While Brad played bass on the album, he also helped produce it. Taylor often wrote in directions he knew the brothers would be able to add color and bring to life in their own ways.
“Phil brings a particularly … I don’t want to say ‘vintage,’ but he understands the way harmonic voicing works on a lot of records we like from the ‘60s and ‘70s,” Taylor explains, “A lot of soul and gospel and blues—he’s really a student of that.”
However, Taylor’s songwriting process is more personal and solitary. With more time to dedicate, he often spends months alone in his home studio, writing. He does a demo before recording the actual album. On the one for “Heart Like a Levee” he plays every instrument.
“It’s not as vibrant as the one everybody knows, but it is more primitive and personal,” Taylor details. “The longer I do this, the better I get to faking it on a bunch of different instruments [laughs]—and the better I get at sort of sussing out the soul of a song in my house alone, which is a very important part of the process. If I can figure out what makes a song tick by myself, then I can explain to everybody else why it works or why it should work.”
It’s sort of an existential dilemma Taylor always goes through, too, as he tries to figure out the final cut. It’s more than finalizing chords, melody and words. Digging through the emotional landscape of it all can take a lot longer once in the studio—deciding what aspects of those early versions of songs stay and what goes or changes.
“There’s often a layer of other things happening,” he says. “For example, when you hear ‘Heart Like a Levee’ and there’s an instrumental line that was part of the song from the very beginning. That was something that made me know out of all the ideas and song sketches I have, this is probably the one I’m going to keep.”
While “Heart Like a Levee” is pretty close to its original draft, “Happy Day” is another tune he kept true to the original. Its earliest version and final cut both feature vocals from fellow Americana-folk artist Tift Merritt. Still, Taylor finds himself unsure about when to walk away from a song.
“Often times what exists on early versions is very hard to capture if you’re not really cognizant of it is this impulsiveness and rawness that comes with a song being new,” Taylor continues. “The more you work at it and finesse it, the more in danger you are of losing its young spirit. . . . Generally, my rule is, if I’m not feeling something then I’m not going to put it out into the world. I don’t have any obligation to put something out that I’m not totally into.”
A prolific writer, Taylor is most often inspired and driven by what’s happening with his life. At this stage, he supposes he has at least a couple of albums worth of songs. He is preparing to record a new album in a couple of months, with his own “first draft” completed.
“I throw a lot of stuff away, though,” Taylor clarifies. “I take a little something from an idea and use it for something else. . . . I have the songs [for the next album] and I know the way I feel about them, but I still have to get in a room with the other guys and start to work on them.”

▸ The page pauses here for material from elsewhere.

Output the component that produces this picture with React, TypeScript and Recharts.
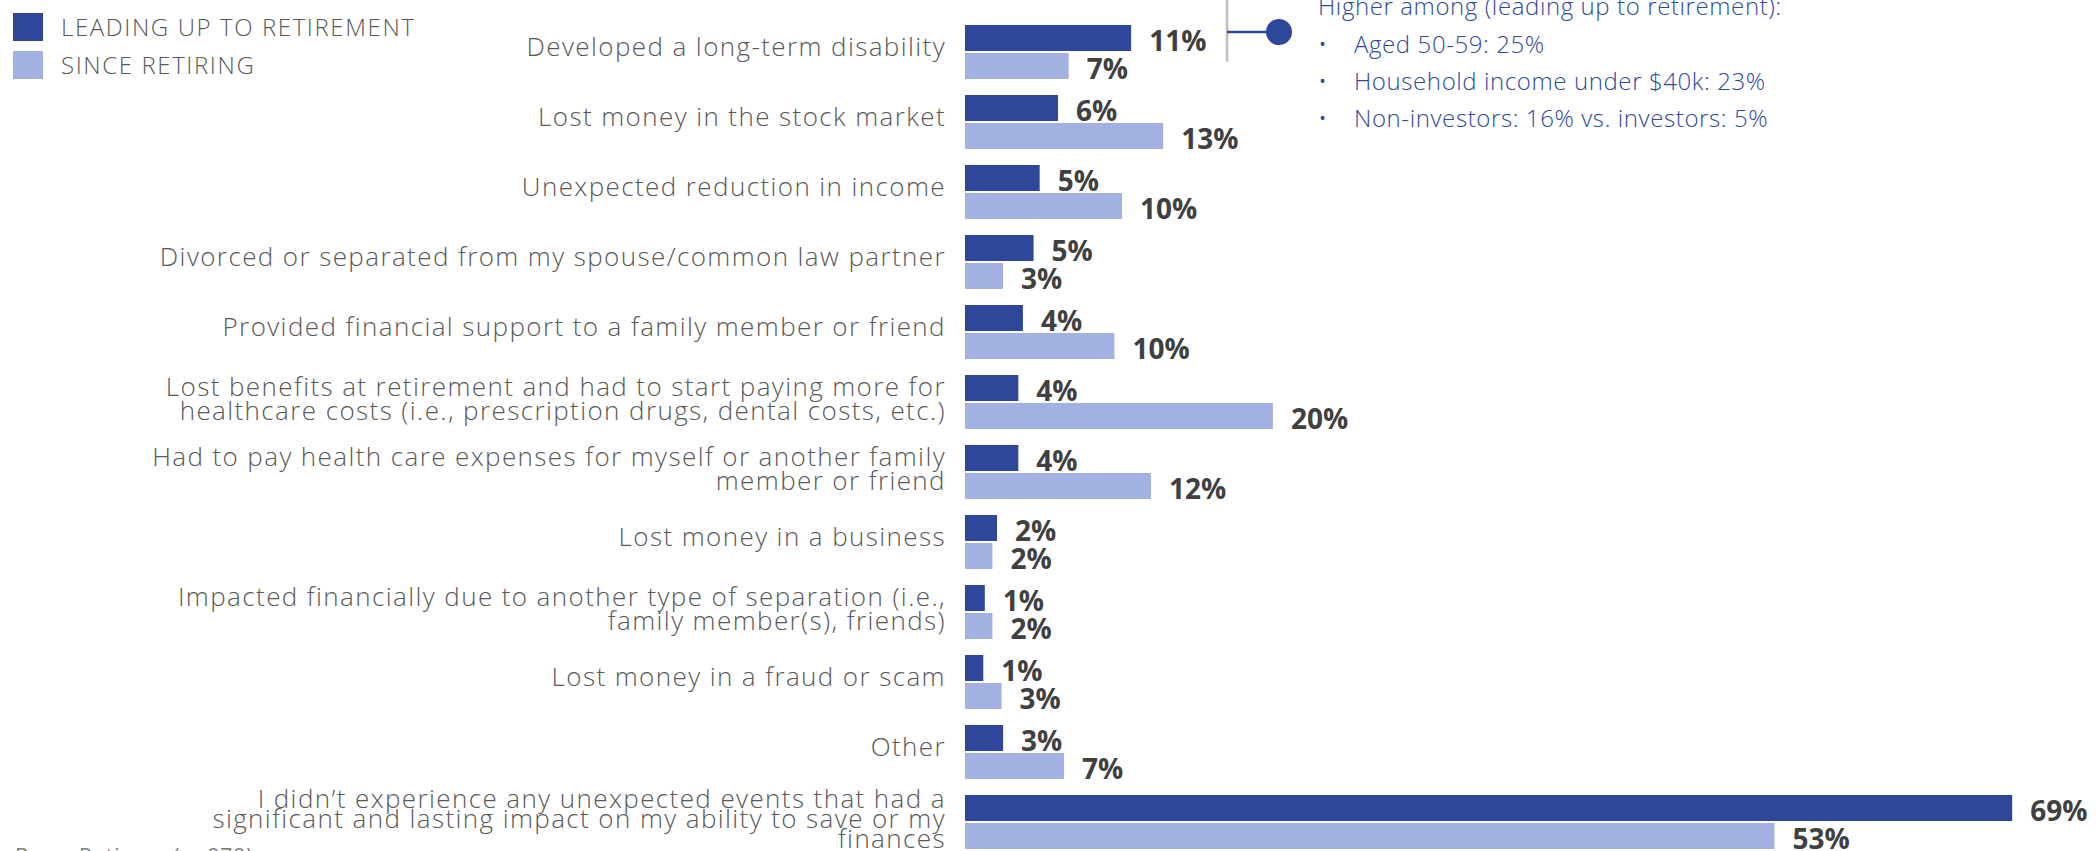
import { BarChart, Bar, XAxis, YAxis, LabelList } from 'recharts'

const categories = [
  'Developed a long-term disability',
  'Lost money in the stock market',
  'Unexpected reduction in income',
  'Divorced or separated from my spouse/common law partner',
  'Provided financial support to a family member or friend',
  'Lost benefits at retirement and had to start paying more for\nhealthcare costs (i.e., prescription drugs, dental costs, etc.)',
  'Had to pay health care expenses for myself or another family\nmember or friend',
  'Lost money in a business',
  'Impacted financially due to another type of separation (i.e.,\nfamily member(s), friends)',
  'Lost money in a fraud or scam',
  'Other',
  'I didn’t experience any unexpected events that had a\nsignificant and lasting impact on my ability to save or my\nfinances',
]

// bar lengths as drawn (unrounded shares)
const leadingUp = [10.9, 6.1, 4.9, 4.5, 3.8, 3.5, 3.5, 2.1, 1.3, 1.2, 2.5, 68.7]
const sinceRetiring = [6.8, 13.0, 10.3, 2.5, 9.8, 20.2, 12.2, 1.8, 1.8, 2.4, 6.5, 53.1]

// printed labels
const leadingUpLabels = [11, 6, 5, 5, 4, 4, 4, 2, 1, 1, 3, 69]
const sinceRetiringLabels = [7, 13, 10, 3, 10, 20, 12, 2, 2, 3, 7, 53]

const seriesNames = ['LEADING UP TO RETIREMENT', 'SINCE RETIRING']
const calloutTitle = 'Higher among (leading up to retirement):'
const calloutItems = ['Aged 50-59: 25%', 'Household income under $40k: 23%', 'Non-investors: 16% vs. investors: 5%']
const baseNote = 'Base: Retirees (n=878)'

const DARK = '#2F479B'
const LIGHT = '#A2B0E2'
const FONT = '"Open Sans", "DejaVu Sans", sans-serif'

const data = categories.map((name, i) => ({
  name,
  lead: leadingUp[i],
  since: sinceRetiring[i],
  leadLabel: leadingUpLabels[i],
  sinceLabel: sinceRetiringLabels[i],
}))

const CategoryTick = (props: any) => {
  const { x, y, payload } = props
  const lines = String(payload.value).split('\n')
  const lh = lines.length > 2 ? 20 : 24
  const shift = lines.length > 1 ? -4 : -6
  const start = y + shift - ((lines.length - 1) * lh) / 2
  return (
    <text
      textAnchor="end"
      fill="#595959"
      fontSize={26}
      fontFamily={FONT}
      fontWeight={300}
      letterSpacing={1.4}
    >
      {lines.map((line, i) => (
        <tspan key={i} x={x - 19} y={start + i * lh} dominantBaseline="central">
          {line}
        </tspan>
      ))}
    </text>
  )
}

const ValueLabel = (props: any) => {
  const { x, y, width, height, value } = props
  return (
    <text
      x={x + width + 18}
      y={y + height / 2 + 1.5}
      dominantBaseline="central"
      fill="#404040"
      fontSize={28}
      fontWeight={700}
      fontFamily={FONT}
    >
      {value}%
    </text>
  )
}

const App = () => {
  return (
    <div
      style={{
        position: 'absolute',
        left: 0,
        top: 0,
        width: 2096,
        height: 851,
        overflow: 'hidden',
        background: '#fff',
        fontFamily: FONT,
      }}
    >
      <BarChart
        layout="vertical"
        width={2096}
        height={860}
        data={data}
        margin={{ top: 17, right: 64, bottom: 3, left: 0 }}
        barSize={26}
        barGap={2}
      >
        <XAxis type="number" hide domain={[0, 70]} />
        <YAxis
          type="category"
          dataKey="name"
          width={965}
          axisLine={false}
          tickLine={false}
          tickSize={0}
          tickMargin={0}
          interval={0}
          tick={<CategoryTick />}
        />
        <Bar dataKey="lead" fill={DARK} isAnimationActive={false}>
          <LabelList dataKey="leadLabel" content={<ValueLabel />} />
        </Bar>
        <Bar dataKey="since" fill={LIGHT} isAnimationActive={false}>
          <LabelList dataKey="sinceLabel" content={<ValueLabel />} />
        </Bar>
      </BarChart>

      {/* legend */}
      {seriesNames.map((s, i) => (
        <div
          key={s}
          style={{ position: 'absolute', left: 13, top: 13 + i * 38, display: 'flex', alignItems: 'center' }}
        >
          <div style={{ width: 30, height: 28, background: i === 0 ? DARK : LIGHT }} />
          <span
            style={{
              marginLeft: 18,
              fontSize: 24,
              color: '#595959',
              fontWeight: 300,
              lineHeight: '28px',
              letterSpacing: 1.6,
              whiteSpace: 'nowrap',
            }}
          >
            {s}
          </span>
        </div>
      ))}

      {/* callout */}
      <svg style={{ position: 'absolute', left: 1200, top: 0 }} width={120} height={70}>
        <line x1={27} y1={0} x2={27} y2={62} stroke="#BFBFBF" strokeWidth={2.5} />
        <line x1={27} y1={32} x2={70} y2={32} stroke={DARK} strokeWidth={2.5} />
        <circle cx={79} cy={32} r={13} fill={DARK} />
      </svg>
      <div
        style={{
          position: 'absolute',
          left: 1318,
          top: 0,
          color: '#2E4A9E',
          fontSize: 24,
          fontWeight: 300,
          letterSpacing: 0.6,
        }}
      >
        <div style={{ position: 'absolute', left: 0, top: -13, whiteSpace: 'nowrap', lineHeight: '37px' }}>
          {calloutTitle}
        </div>
        {calloutItems.map((t, i) => (
          <div
            key={t}
            style={{ position: 'absolute', left: 0, top: 25 + 37 * i, whiteSpace: 'nowrap', lineHeight: '37px' }}
          >
            <span style={{ display: 'inline-block', width: 36 }}>•</span>
            {t}
          </div>
        ))}
      </div>

      <div
        style={{
          position: 'absolute',
          left: 15,
          top: 842,
          fontSize: 21,
          color: '#7F7F7F',
          whiteSpace: 'nowrap',
          letterSpacing: 1,
        }}
      >
        {baseNote}
      </div>
    </div>
  )
}

export default App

Though it’s now a huge part of his life and career, Taylor won’t be writing records about the life of a touring musician anytime soon. He sees this side of his work and related topics as being superficial, which wouldn’t produce songs audiences can connect to.
“There’s not going to be a lot of common ground between me and someone that isn’t doing exactly what I do,” Taylor notes. “I’m generally looking to sing about things that resonate with people who are otherwise totally unlike me on the surface. Then we all start to realize how similar we are. Even if [a listener] has no kids, works 9-to-5 at a bank, and might otherwise think there’s vast chasm between us, I would reckon we have more in common than we think. There’s a whole universe of things we’re both scared of and thrilled by that are the same.”
HGM will open for Jason Isbell on March 30 at CFCC’s Wilson Center and return with the Drive-by Truckers on April 19 at Greenfield Lake Amphitheater.